Updated FAQ 39 provides the following list of factors that ISS may consider when evaluating the metrics of an incentive program:

  • Whether the program emphasizes objective metrics that are linked to quantifiable goals, as opposed to highly subjective or discretionary metrics
  • The rationale for selecting metrics, including the linkage to company strategy and shareholder value
  • The rationale for atypical metrics or significant metric changes from the prior year
  • The clarity of disclosure around adjustments for non-GAAP metrics, including the impact on payouts
Changes to In-Progress Incentive Programs

Mid-cycle changes (such as to metrics, performance targets and/or measurement periods) to in-progress incentive programs are generally viewed negatively by ISS. Updated FAQ 42 notes that, as with other kinds of unusual pay program interventions, companies should disclose clear and compelling rationale for such actions and explain how they do not circumvent pay-for performance outcomes.

What’s Next

Companies should assess how the changes to ISS’s proxy voting policies may impact shareholder voting on any proposals to be included on their agenda or the election of their directors for their 2025 annual meetings.

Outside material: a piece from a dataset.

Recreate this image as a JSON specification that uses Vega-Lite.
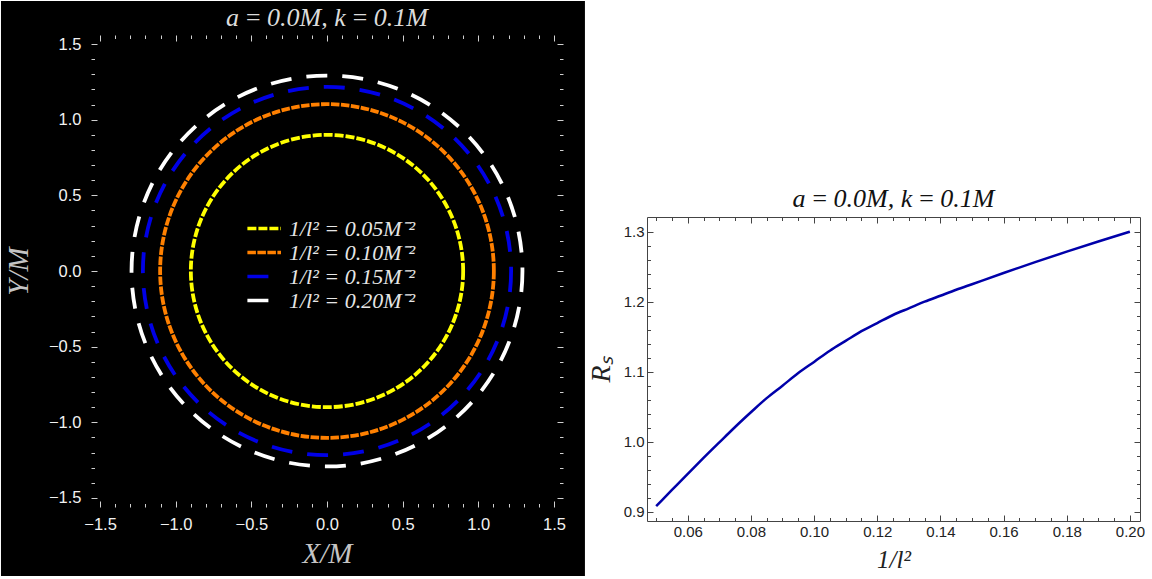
{
  "$schema": "https://vega.github.io/schema/vega-lite/v6.json",
  "background": "white",
  "padding": 0,
  "spacing": 2,
  "config": {
    "view": {"stroke": null},
    "axis": {"grid": false, "labelOverlap": false, "labelBound": false, "labelFlush": false},
    "title": {"font": "Liberation Serif", "fontStyle": "italic", "fontWeight": "normal", "fontSize": 26, "anchor": "middle"}
  },
  "hconcat": [
    {
      "width": 472,
      "height": 472,
      "title": {"text": "a\u2009=\u20090.0M, k\u2009=\u20090.1M", "color": "#dcdcdc", "offset": -30},
      "layer": [
        {
          "data": {"values": [{}]},
          "mark": {"type": "rect", "color": "black"},
          "encoding": {
            "x": {"datum": -2.155, "type": "quantitative",
              "scale": {"domain": [-1.56, 1.56], "nice": false, "zero": false},
              "axis": {"orient": "bottom", "values": [-1.5,-1.4,-1.3,-1.2,-1.1,-1,-0.9,-0.8,-0.7,-0.6,-0.5,-0.4,-0.3,-0.2,-0.1,0,0.1,0.2,0.3,0.4,0.5,0.6,0.7,0.8,0.9,1,1.1,1.2,1.3,1.4,1.5],
                "labelExpr": "abs(datum.value*2-round(datum.value*2))<0.001 ? replace(format(datum.value,'.1f'),'-','−') : ''",
                "tickSize": {"condition": {"test": "abs(datum.value*2-round(datum.value*2))<0.001", "value": -6}, "value": -3.5},
                "tickColor": "#d0d0d0", "domain": false, "zindex": 1,
                "labelFont": "Liberation Sans", "labelFontSize": 16.5, "labelColor": "#f2f2f2", "labelPadding": 15,
                "title": "X/M", "titleFont": "Liberation Serif", "titleFontStyle": "italic", "titleFontWeight": "normal", "titleFontSize": 29, "titleColor": "#c4c4c4", "titlePadding": 4}},
            "x2": {"datum": 1.705},
            "y": {"datum": 1.785, "type": "quantitative",
              "scale": {"domain": [-1.56, 1.56], "nice": false, "zero": false},
              "axis": {"orient": "left", "values": [-1.5,-1.4,-1.3,-1.2,-1.1,-1,-0.9,-0.8,-0.7,-0.6,-0.5,-0.4,-0.3,-0.2,-0.1,0,0.1,0.2,0.3,0.4,0.5,0.6,0.7,0.8,0.9,1,1.1,1.2,1.3,1.4,1.5],
                "labelExpr": "abs(datum.value*2-round(datum.value*2))<0.001 ? replace(format(datum.value,'.1f'),'-','−') : ''",
                "tickSize": {"condition": {"test": "abs(datum.value*2-round(datum.value*2))<0.001", "value": -6}, "value": -3.5},
                "tickColor": "#d0d0d0", "domain": false, "zindex": 1,
                "labelFont": "Liberation Sans", "labelFontSize": 16.5, "labelColor": "#f2f2f2", "labelPadding": 16,
                "title": "Y/M", "titleFont": "Liberation Serif", "titleFontStyle": "italic", "titleFontWeight": "normal", "titleFontSize": 29, "titleColor": "#c4c4c4", "titlePadding": 15}},
            "y2": {"datum": -2.016}
          }
        },
        {
          "data": {"values": [
            {"inv_l2": 0.05, "label": "1/l² = 0.05M⁻²", "r": 0.9},
            {"inv_l2": 0.10, "label": "1/l² = 0.10M⁻²", "r": 1.103},
            {"inv_l2": 0.15, "label": "1/l² = 0.15M⁻²", "r": 1.217},
            {"inv_l2": 0.20, "label": "1/l² = 0.20M⁻²", "r": 1.292}
          ]},
          "mark": {"type": "point", "shape": "circle", "filled": false, "opacity": 1},
          "encoding": {
            "x": {"datum": 0, "type": "quantitative", "axis": null, "scale": {"domain": [-1.56, 1.56], "nice": false, "zero": false}},
            "y": {"datum": 0, "type": "quantitative", "axis": null, "scale": {"domain": [-1.56, 1.56], "nice": false, "zero": false}},
            "size": {"field": "r", "type": "quantitative", "legend": null, "scale": {"type": "pow", "exponent": 2, "domain": [0, 1.56], "range": [0, 222784], "zero": true, "nice": false}},
            "color": {"field": "label", "type": "nominal",
              "scale": {"domain": ["1/l² = 0.05M⁻²", "1/l² = 0.10M⁻²", "1/l² = 0.15M⁻²", "1/l² = 0.20M⁻²"], "range": ["#ffff00", "#ff8000", "#0000e6", "#ffffff"]},
              "legend": {"title": null, "orient": "none", "legendX": 167, "legendY": 181, "symbolType": "M-2.2,0H1", "symbolSize": 441, "symbolStrokeWidth": 3.5,
                "labelFont": "Liberation Serif", "labelFontStyle": "italic", "labelFontSize": 22, "labelColor": "#e6e6e6", "labelOffset": 6, "rowPadding": 0, "padding": 0, "zindex": 1, "labelLimit": 300}},
            "strokeDash": {"field": "label", "type": "nominal",
              "scale": {"domain": ["1/l² = 0.05M⁻²", "1/l² = 0.10M⁻²", "1/l² = 0.15M⁻²", "1/l² = 0.20M⁻²"], "range": [[9, 2], [8.5, 1.5], [21, 15], [21, 15]]},
              "legend": {"title": null, "orient": "none", "legendX": 167, "legendY": 181, "symbolType": "M-2.2,0H1", "symbolSize": 441,
                "labelFont": "Liberation Serif", "labelFontStyle": "italic", "labelFontSize": 22, "labelColor": "#e6e6e6", "labelOffset": 6, "rowPadding": 0, "padding": 0, "zindex": 1, "labelLimit": 300}},
            "strokeWidth": {"value": 3.8}
          }
        },
        {
          "data": {"values": [{}]},
          "mark": {"type": "point", "opacity": 0},
          "encoding": {
            "x": {"datum": 0, "type": "quantitative",
              "scale": {"domain": [-1.56, 1.56], "nice": false, "zero": false},
              "axis": {"orient": "top", "values": [-1.5,-1.4,-1.3,-1.2,-1.1,-1,-0.9,-0.8,-0.7,-0.6,-0.5,-0.4,-0.3,-0.2,-0.1,0,0.1,0.2,0.3,0.4,0.5,0.6,0.7,0.8,0.9,1,1.1,1.2,1.3,1.4,1.5],
                "labels": false, "title": null, "domain": false, "zindex": 1, "tickColor": "#d0d0d0", "minExtent": 0,
                "tickSize": {"condition": {"test": "abs(datum.value*2-round(datum.value*2))<0.001", "value": -6}, "value": -3.5}}},
            "y": {"datum": 0, "type": "quantitative",
              "scale": {"domain": [-1.56, 1.56], "nice": false, "zero": false},
              "axis": {"orient": "right", "values": [-1.5,-1.4,-1.3,-1.2,-1.1,-1,-0.9,-0.8,-0.7,-0.6,-0.5,-0.4,-0.3,-0.2,-0.1,0,0.1,0.2,0.3,0.4,0.5,0.6,0.7,0.8,0.9,1,1.1,1.2,1.3,1.4,1.5],
                "labels": false, "title": null, "domain": false, "zindex": 1, "tickColor": "#d0d0d0", "minExtent": 0,
                "tickSize": {"condition": {"test": "abs(datum.value*2-round(datum.value*2))<0.001", "value": -6}, "value": -3.5}}}
          }
        }
      ],
      "resolve": {"axis": {"x": "independent", "y": "independent"}}
    },
    {
      "spacing": 0,
      "vconcat": [
        {
          "width": 10,
          "height": 150,
          "data": {"values": []},
          "mark": {"type": "point", "opacity": 0},
          "encoding": {}
        },
        {
          "width": 493,
          "height": 304,
          "title": {"text": "a\u2009=\u20090.0M, k\u2009=\u20090.1M", "color": "#111111", "offset": 5},
          "layer": [
            {
              "data": {"values": [
                {"inv_l2": 0.05, "Rs": 0.908},
                {"inv_l2": 0.055, "Rs": 0.931},
                {"inv_l2": 0.06, "Rs": 0.954},
                {"inv_l2": 0.065, "Rs": 0.9768},
                {"inv_l2": 0.07, "Rs": 0.999},
                {"inv_l2": 0.075, "Rs": 1.021},
                {"inv_l2": 0.08, "Rs": 1.042},
                {"inv_l2": 0.085, "Rs": 1.0623},
                {"inv_l2": 0.09, "Rs": 1.08},
                {"inv_l2": 0.095, "Rs": 1.098},
                {"inv_l2": 0.10, "Rs": 1.114},
                {"inv_l2": 0.105, "Rs": 1.13},
                {"inv_l2": 0.11, "Rs": 1.144},
                {"inv_l2": 0.115, "Rs": 1.1579},
                {"inv_l2": 0.12, "Rs": 1.1695},
                {"inv_l2": 0.125, "Rs": 1.181},
                {"inv_l2": 0.13, "Rs": 1.1905},
                {"inv_l2": 0.135, "Rs": 1.2},
                {"inv_l2": 0.14, "Rs": 1.2085},
                {"inv_l2": 0.145, "Rs": 1.217},
                {"inv_l2": 0.15, "Rs": 1.225},
                {"inv_l2": 0.16, "Rs": 1.241},
                {"inv_l2": 0.17, "Rs": 1.2565},
                {"inv_l2": 0.18, "Rs": 1.2715},
                {"inv_l2": 0.19, "Rs": 1.286},
                {"inv_l2": 0.20, "Rs": 1.3}
              ]},
              "mark": {"type": "line", "color": "#0000aa", "strokeWidth": 2.5, "interpolate": "monotone"},
              "encoding": {
                "x": {"field": "inv_l2", "type": "quantitative",
                  "scale": {"domain": [0.0471, 0.2032], "nice": false, "zero": false},
                  "axis": {"orient": "bottom", "values": [0.05,0.055,0.06,0.065,0.07,0.075,0.08,0.085,0.09,0.095,0.1,0.105,0.11,0.115,0.12,0.125,0.13,0.135,0.14,0.145,0.15,0.155,0.16,0.165,0.17,0.175,0.18,0.185,0.19,0.195,0.2],
                    "labelExpr": "abs(datum.value*50-round(datum.value*50))<0.001 ? format(datum.value,'.2f') : ''",
                    "tickSize": {"condition": {"test": "abs(datum.value*50-round(datum.value*50))<0.001", "value": -6}, "value": -3.5},
                    "tickColor": "#444444", "domain": true, "domainColor": "#444444",
                    "labelFont": "Liberation Sans", "labelFontSize": 15, "labelColor": "#222222", "labelPadding": 9,
                    "title": "1/l²", "titleFont": "Liberation Serif", "titleFontStyle": "italic", "titleFontWeight": "normal", "titleFontSize": 25, "titleColor": "#222222", "titlePadding": 6}},
                "y": {"field": "Rs", "type": "quantitative",
                  "scale": {"domain": [0.8867, 1.321], "nice": false, "zero": false},
                  "axis": {"orient": "left", "values": [0.9,0.92,0.94,0.96,0.98,1,1.02,1.04,1.06,1.08,1.1,1.12,1.14,1.16,1.18,1.2,1.22,1.24,1.26,1.28,1.3],
                    "labelExpr": "abs(datum.value*10-round(datum.value*10))<0.001 ? format(datum.value,'.1f') : ''",
                    "tickSize": {"condition": {"test": "abs(datum.value*10-round(datum.value*10))<0.001", "value": -6}, "value": -3.5},
                    "tickColor": "#444444", "domain": true, "domainColor": "#444444",
                    "labelFont": "Liberation Sans", "labelFontSize": 15, "labelColor": "#222222", "labelPadding": 9,
                    "title": "Rₛ", "titleFont": "Liberation Serif", "titleFontStyle": "italic", "titleFontWeight": "normal", "titleFontSize": 28, "titleColor": "#222222", "titlePadding": 8}}
              }
            },
            {
              "data": {"values": [{}]},
              "mark": {"type": "point", "opacity": 0},
              "encoding": {
                "x": {"datum": 0.1, "type": "quantitative",
                  "scale": {"domain": [0.0471, 0.2032], "nice": false, "zero": false},
                  "axis": {"orient": "top", "values": [0.05,0.055,0.06,0.065,0.07,0.075,0.08,0.085,0.09,0.095,0.1,0.105,0.11,0.115,0.12,0.125,0.13,0.135,0.14,0.145,0.15,0.155,0.16,0.165,0.17,0.175,0.18,0.185,0.19,0.195,0.2],
                    "labels": false, "title": null, "domain": true, "domainColor": "#444444", "tickColor": "#444444", "minExtent": 0,
                    "tickSize": {"condition": {"test": "abs(datum.value*50-round(datum.value*50))<0.001", "value": -6}, "value": -3.5}}},
                "y": {"datum": 1.1, "type": "quantitative",
                  "scale": {"domain": [0.8867, 1.321], "nice": false, "zero": false},
                  "axis": {"orient": "right", "values": [0.9,0.92,0.94,0.96,0.98,1,1.02,1.04,1.06,1.08,1.1,1.12,1.14,1.16,1.18,1.2,1.22,1.24,1.26,1.28,1.3],
                    "labels": false, "title": null, "domain": true, "domainColor": "#444444", "tickColor": "#444444", "minExtent": 0,
                    "tickSize": {"condition": {"test": "abs(datum.value*10-round(datum.value*10))<0.001", "value": -6}, "value": -3.5}}}
              }
            }
          ],
          "resolve": {"axis": {"x": "independent", "y": "independent"}}
        }
      ]
    }
  ]
}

If a company identifies issues that it believes could result in a negative recommendation from ISS, it should engage with its key shareholders on these issues prior to the proxy season.

Companies should also review their description of nature-related policies, metrics, risk assessment report(s), and risk management procedures with broadly accepted reporting frameworks, like the TNFD, to determine whether they are aligned.

Companies should also review Glass Lewis’ updated benchmark policy guidelines.

Companies are also urged to review ISS’ updated FAQ on executive compensation with their counsel to determine if and how these updates may impact the company—and what changes to compensation practices and/or disclosures may be advisable.